The agreement states that that the remainder of the team will be made up of representatives from both state and federal government. This is intended to speed up the sometimes arduous process of coordinating between the 16 state leaders when decided on measures. 

READ ALSO: How Germany’s next government plans to fight Covid

Speaking to the Funke Media Group on Monday, Markus Lewe (CDU), the president of the German Association of Cities and Towns called for representatives of municipalities to also be involved the team.

“The new Covid crisis team must start immediately and the cities belong at the table,” he said. “The expertise of the cities is indispensable for this, because that is where the work is carried out and where Covid measures are implemented on the ground.”

Weekly infections hit new peak

The formation of the new crisis team comes as Germany struggles to get a grip on its ferocious fourth wave and respond to news of the Omicron variant which was discovered in South Africa last week. 

The first cases of the variant, which the World Health Organisation (WHO) says poses a “very high” global risk, were found in Germany over the weekend. 

On Monday, the Robert Koch Institute (RKI) reported that the national weekly incidence of Covid infections had hit another peak of 452 per 100,000 people, while almost 30,000 new infections were recorded within 24 hours. Since reporting tends to be lower over the weekend, the number of daily cases is expected to rise throughout the week.

Another cause of concern is the situation in hospitals. On Friday, acting Health Minister Jens Spahn (CDU) revealed that operations were having to be postponed due to limited space in intensive care wards.

In some regions, the pressure on hospital staff and wards is so great that some patients are now having to be transferred to different hospitals “at great cost”, he said. 
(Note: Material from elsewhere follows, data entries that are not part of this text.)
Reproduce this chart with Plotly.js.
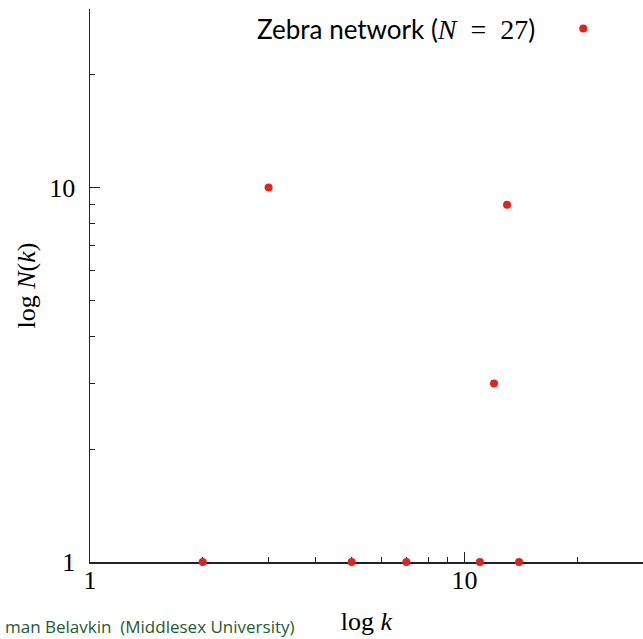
<!DOCTYPE html>
<html>
<head>
<meta charset="utf-8">
<script src="https://cdn.plot.ly/plotly-3.0.1.min.js"></script>
<style>
  html, body { margin: 0; padding: 0; background: #fff; }
  #chart { width: 643px; height: 639px; }
</style>
</head>
<body>
<div id="chart"></div>
<script>
// Degree distribution of the zebra network: degree k and number of nodes N(k)
const degrees = [2, 3, 5, 7, 11, 12, 13, 14];
const nodeCounts = [1, 10, 1, 1, 1, 3, 9, 1];

const majorTicks = [1, 10];
const majorTickText = ['1', '10'];
const minorTicks = [2, 3, 4, 5, 6, 7, 8, 9, 20, 30];

const totalNodes = nodeCounts.reduce((a, b) => a + b, 0);

const serif = 'Liberation Serif, Times New Roman, serif';
const sans = 'Lato, Noto Sans, sans-serif';

const trace = {
  x: degrees,
  y: nodeCounts,
  type: 'scatter',
  mode: 'markers',
  name: '',
  cliponaxis: false,
  marker: { color: '#e3231b', size: 8, line: { width: 0 } },
  showlegend: true
};

function axisStyle(titleText, standoff, labelStandoff) {
  return {
    type: 'log',
    range: [0, Math.log10(30)],
    layer: 'below traces',
    showline: true,
    linecolor: '#222',
    linewidth: 1.5,
    mirror: false,
    showgrid: false,
    zeroline: false,
    ticks: 'inside',
    ticklen: 10,
    tickwidth: 1,
    tickcolor: '#222',
    tickmode: 'array',
    tickvals: majorTicks,
    ticktext: majorTickText,
    ticklabelstandoff: labelStandoff,
    tickfont: { family: serif, size: 26, color: '#000' },
    minor: { ticks: 'inside', ticklen: 5, tickwidth: 1, tickcolor: '#222', tickmode: 'array', tickvals: minorTicks, showgrid: false },
    title: { text: titleText, font: { family: serif, size: 26, color: '#000' }, standoff: standoff }
  };
}

const layout = {
  width: 643,
  height: 639,
  margin: { l: 90, r: 0, t: 9, b: 77, pad: 0 },
  paper_bgcolor: '#fff',
  plot_bgcolor: '#fff',
  xaxis: axisStyle('log <i>k</i>', 18, -6),
  yaxis: axisStyle('log <i>N</i>(<i>k</i>)', 6, 8),
  showlegend: true,
  legend: {
    x: 0.9385, xanchor: 'right',
    y: 1.007, yanchor: 'top',
    bgcolor: 'rgba(0,0,0,0)',
    borderwidth: 0,
    title: {
      text: 'Zebra network (<span style="font-family:Liberation Serif;font-size:28px"><i>N</i>&nbsp;&nbsp;=&nbsp;&nbsp;' + totalNodes + '</span>)&nbsp;&nbsp;&nbsp;',
      side: 'left',
      font: { family: sans, size: 26, color: '#000' }
    },
    font: { family: sans, size: 26, color: '#000' }
  },
  annotations: [{
    text: 'man Belavkin&nbsp;&nbsp;(Middlesex University)',
    xref: 'paper', yref: 'paper',
    x: 0, y: 0,
    xshift: -87, yshift: -64,
    xanchor: 'left', yanchor: 'middle',
    showarrow: false,
    font: { family: 'Open Sans, sans-serif', size: 17, color: '#1e5a32' }
  }]
};

Plotly.newPlot('chart', [trace], layout, { staticPlot: true, displayModeBar: false });
</script>
</body>
</html>
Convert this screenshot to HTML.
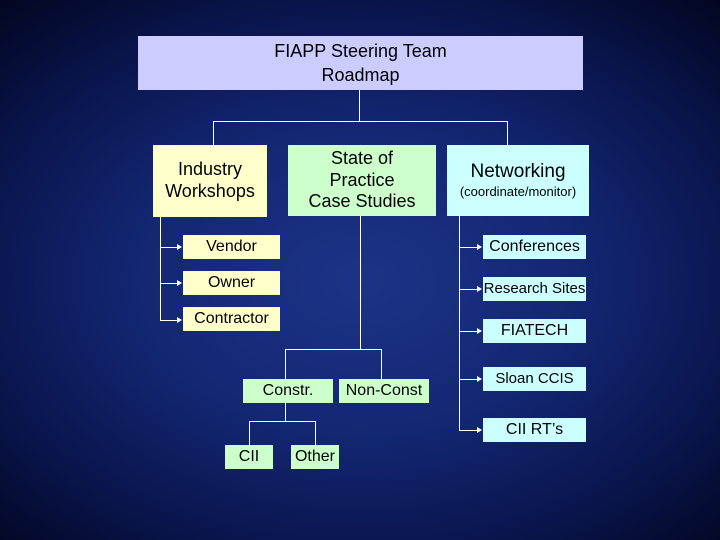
<!DOCTYPE html>
<html><head><style>
body{margin:0;width:720px;height:540px;overflow:hidden;background:radial-gradient(ellipse 75% 70% at 50% 52%,#1c3387 0%,#132773 40%,#0a1650 70%,#020620 100%);font-family:"Liberation Sans",sans-serif;position:relative}
.b{position:absolute;display:flex;align-items:center;justify-content:center;text-align:center;color:#000;font-size:16px;line-height:1.2}
.l{position:absolute;background:#fff}
.a{position:absolute;width:0;height:0;border-top:3px solid transparent;border-bottom:3px solid transparent;border-left:5px solid #fff}
.y{background:#ffffcc}.g{background:#ccffcc}.c{background:#ccffff}
</style></head><body>
<div class="b" style="left:138px;top:36px;width:445px;height:54px;background:#ccccff;font-size:18px;line-height:24px">FIAPP Steering Team<br>Roadmap</div>
<div class="l" style="left:359px;top:90px;width:1px;height:31px"></div>
<div class="l" style="left:213px;top:121px;width:294px;height:1px"></div>
<div class="l" style="left:213px;top:121px;width:1px;height:24px"></div>
<div class="l" style="left:507px;top:121px;width:1px;height:24px"></div>
<div class="b y" style="left:153px;top:145px;width:114px;height:72px;font-size:18px">Industry<br>Workshops</div>
<div class="b g" style="left:288px;top:145px;width:148px;height:71px;font-size:18px">State of<br>Practice<br>Case Studies</div>
<div class="b c" style="left:447px;top:145px;width:142px;height:71px;font-size:19px;flex-direction:column">Networking<span style="font-size:13px">(coordinate/monitor)</span></div>
<div class="l" style="left:160px;top:217px;width:1px;height:104px"></div>
<div class="l" style="left:160px;top:247px;width:18px;height:1px"></div><div class="a" style="left:177px;top:244px"></div>
<div class="l" style="left:160px;top:283px;width:18px;height:1px"></div><div class="a" style="left:177px;top:280px"></div>
<div class="l" style="left:160px;top:320px;width:18px;height:1px"></div><div class="a" style="left:177px;top:317px"></div>
<div class="b y" style="left:183px;top:235px;width:97px;height:24px">Vendor</div>
<div class="b y" style="left:183px;top:271px;width:97px;height:24px">Owner</div>
<div class="b y" style="left:183px;top:307px;width:97px;height:24px">Contractor</div>
<div class="l" style="left:360px;top:216px;width:1px;height:133px"></div>
<div class="l" style="left:285px;top:349px;width:96px;height:1px"></div>
<div class="l" style="left:285px;top:349px;width:1px;height:30px"></div>
<div class="l" style="left:381px;top:349px;width:1px;height:30px"></div>
<div class="b g" style="left:243px;top:379px;width:90px;height:24px">Constr.</div>
<div class="b g" style="left:339px;top:379px;width:90px;height:24px">Non-Const</div>
<div class="l" style="left:285px;top:403px;width:1px;height:18px"></div>
<div class="l" style="left:249px;top:421px;width:66px;height:1px"></div>
<div class="l" style="left:249px;top:421px;width:1px;height:24px"></div>
<div class="l" style="left:315px;top:421px;width:1px;height:24px"></div>
<div class="b g" style="left:225px;top:445px;width:48px;height:24px">CII</div>
<div class="b g" style="left:291px;top:445px;width:48px;height:24px">Other</div>
<div class="l" style="left:459px;top:216px;width:1px;height:214px"></div>
<div class="l" style="left:459px;top:247px;width:19px;height:1px"></div><div class="a" style="left:477px;top:244px"></div>
<div class="l" style="left:459px;top:289px;width:19px;height:1px"></div><div class="a" style="left:477px;top:286px"></div>
<div class="l" style="left:459px;top:331px;width:19px;height:1px"></div><div class="a" style="left:477px;top:328px"></div>
<div class="l" style="left:459px;top:379px;width:19px;height:1px"></div><div class="a" style="left:477px;top:376px"></div>
<div class="l" style="left:459px;top:430px;width:19px;height:1px"></div><div class="a" style="left:477px;top:427px"></div>
<div class="b c" style="left:483px;top:235px;width:103px;height:24px">Conferences</div>
<div class="b c" style="left:483px;top:277px;width:103px;height:24px;font-size:15px">Research Sites</div>
<div class="b c" style="left:483px;top:319px;width:103px;height:24px">FIATECH</div>
<div class="b c" style="left:483px;top:367px;width:103px;height:24px;font-size:15px">Sloan CCIS</div>
<div class="b c" style="left:483px;top:418px;width:103px;height:24px">CII RT’s</div>
</body></html>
Health Minister Jens Spahn
Health Minister Jens Spahn (CDU) discusses the Omicron variant and current Covid situation at a press conference on Friday, November 26th. Photo: picture alliance/dpa | Bernd von Jutrczenka


With the situation worsening daily, Spahn has been one of several voices calling for urgent crunch talks between the federal government and heads of the state governments. 

Ministers had intended to discuss new Covid restrictions and review the effectiveness of the latest Covid measures at the next State Premiers’ Conference (MPK) on December 9th.

But Spahn, along with other political figures such as the Greens’ health expert Janosch Dahmen, are now calling for the MPK to be brought forward. 

“The current and new federal government will have to work out which additional regulations have to be put in place in the short term in order to enable an even more consistent fight against the pandemic,” Dahmen told Welt. 

“And we have to do that before December 9th.”